* _Problem statement_
Report only how many lines of the entries below contain the string "this".

* _Records for the task_

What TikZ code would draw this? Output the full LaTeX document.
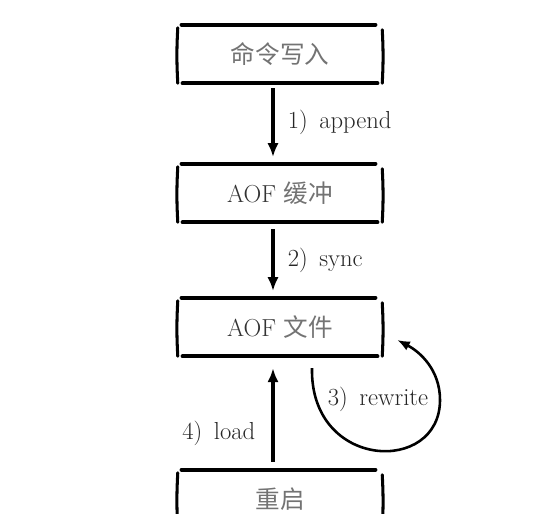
\documentclass[tikz,border=0pt]{standalone}
\usepackage{fontspec}
\newfontfamily\cjk{Noto Sans CJK SC}
\usetikzlibrary{arrows.meta}
\usetikzlibrary{positioning}

\newcommand{\zh}[1]{{\cjk\color{black!55}\fontsize{21}{24}\selectfont #1}}

\tikzset{
  stage/.style={minimum width=6.12cm, minimum height=1.74cm, inner sep=0pt, text=black!80, font=\fontsize{21}{24}\selectfont},
  edge/.style={line width=3.8pt, line cap=round},
  side/.style={line width=2.6pt, line cap=round},
  flow/.style={line width=2.8pt, -{Latex[length=0.42cm,width=0.34cm]}},
  flowlabel/.style={text=black!85, font=\fontsize{21}{24}\selectfont, inner sep=1pt}
}

\begin{document}
\begin{tikzpicture}[x=0.03cm, y=-0.03cm]
\useasboundingbox (0,0) rectangle (542,513);

\node[stage] (cmd)  at (280,54)  {\zh{命令写入}};
\node[stage] (buf)  at (280,193) {AOF \zh{缓冲}};
\node[stage] (file) at (280,327) {AOF \zh{文件}};
\node[stage] (boot) at (280,499) {\zh{重启}};

% hand drawn frames
\foreach \n in {cmd,buf,file,boot}{
  \draw[edge] ([xshift=0.12cm]\n.north west) -- ([xshift=-0.21cm]\n.north east);
  \draw[edge] ([xshift=0.15cm]\n.south west) -- ([xshift=-0.15cm]\n.south east);
  \draw[side] ([yshift=-0.09cm]\n.north west) to[bend right=3] (\n.south west);
  \draw[side] ([yshift=-0.15cm]\n.north east) to[bend left=3] (\n.south east);
}

\draw[flow] ([xshift=-0.21cm,yshift=-0.15cm]cmd.south) -- ([xshift=-0.21cm,yshift=0.2cm]buf.north)
  node[midway, right=0.36cm, flowlabel] (l1) {1)\,\ append};
\draw[flow] ([xshift=-0.21cm,yshift=-0.21cm]buf.south) -- ([xshift=-0.21cm,yshift=0.2cm]file.north)
  node[midway, right=0.36cm, flowlabel] (l2) {2)\,\ sync};
\draw[flow] ([xshift=-0.21cm,yshift=0.24cm]boot.north) -- ([xshift=-0.21cm,yshift=-0.36cm]file.south)
  node[pos=0.3, left=0.45cm, flowlabel] (l4) {4)\,\ load};

% rewrite loop
\coordinate (turn) at (440,400);
\draw[flow, line width=2.2pt, -{Latex[length=0.38cm,width=0.3cm]}]
  ([xshift=0.96cm,yshift=-0.36cm]file.south) .. controls +(-2,102) and +(0,75) .. (turn)
  .. controls +(0,-30) and +(23,12) .. ([xshift=0.45cm,yshift=-0.39cm]file.east);
\node[flowlabel] (l3) at (378,399) {3)\,\ rewrite};

\end{tikzpicture}
\end{document}
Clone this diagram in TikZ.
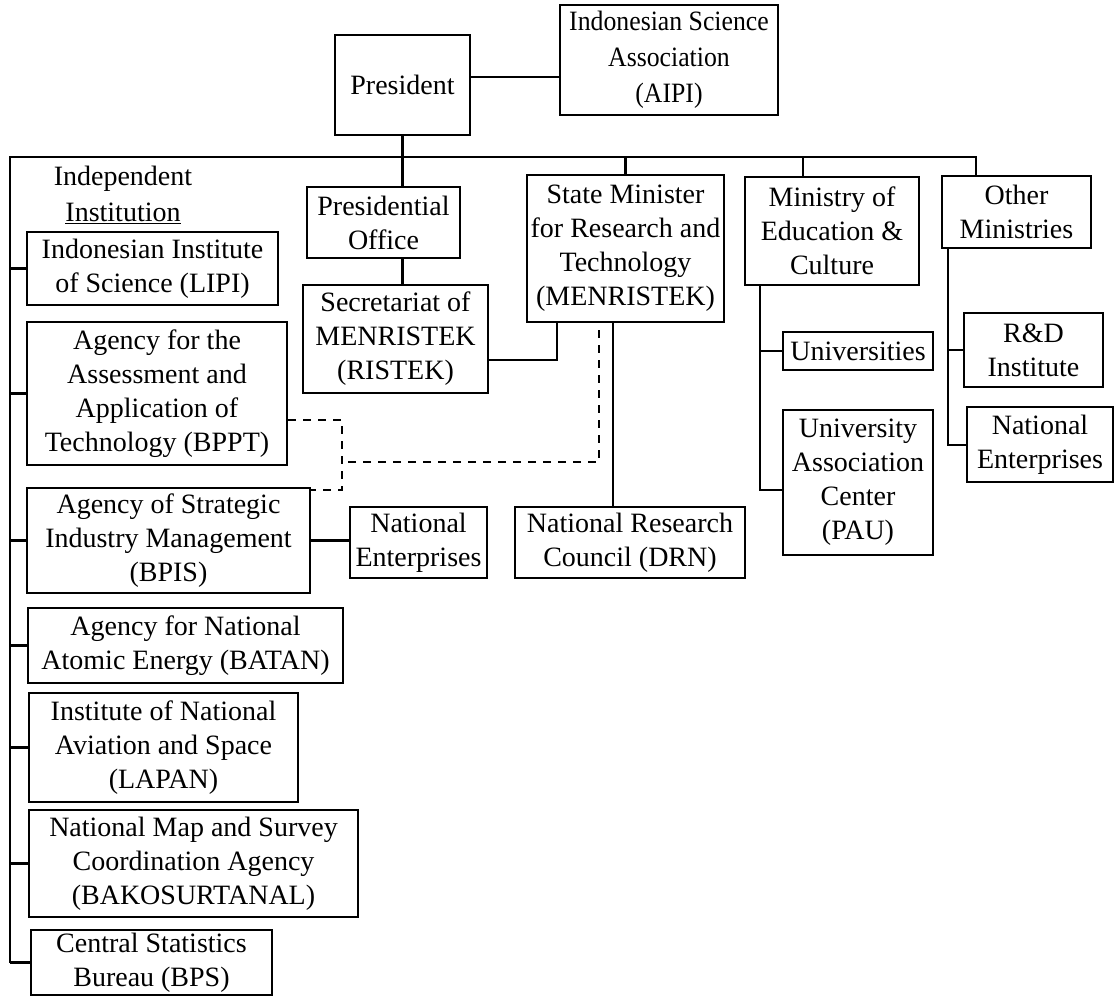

* _Solved problem_
2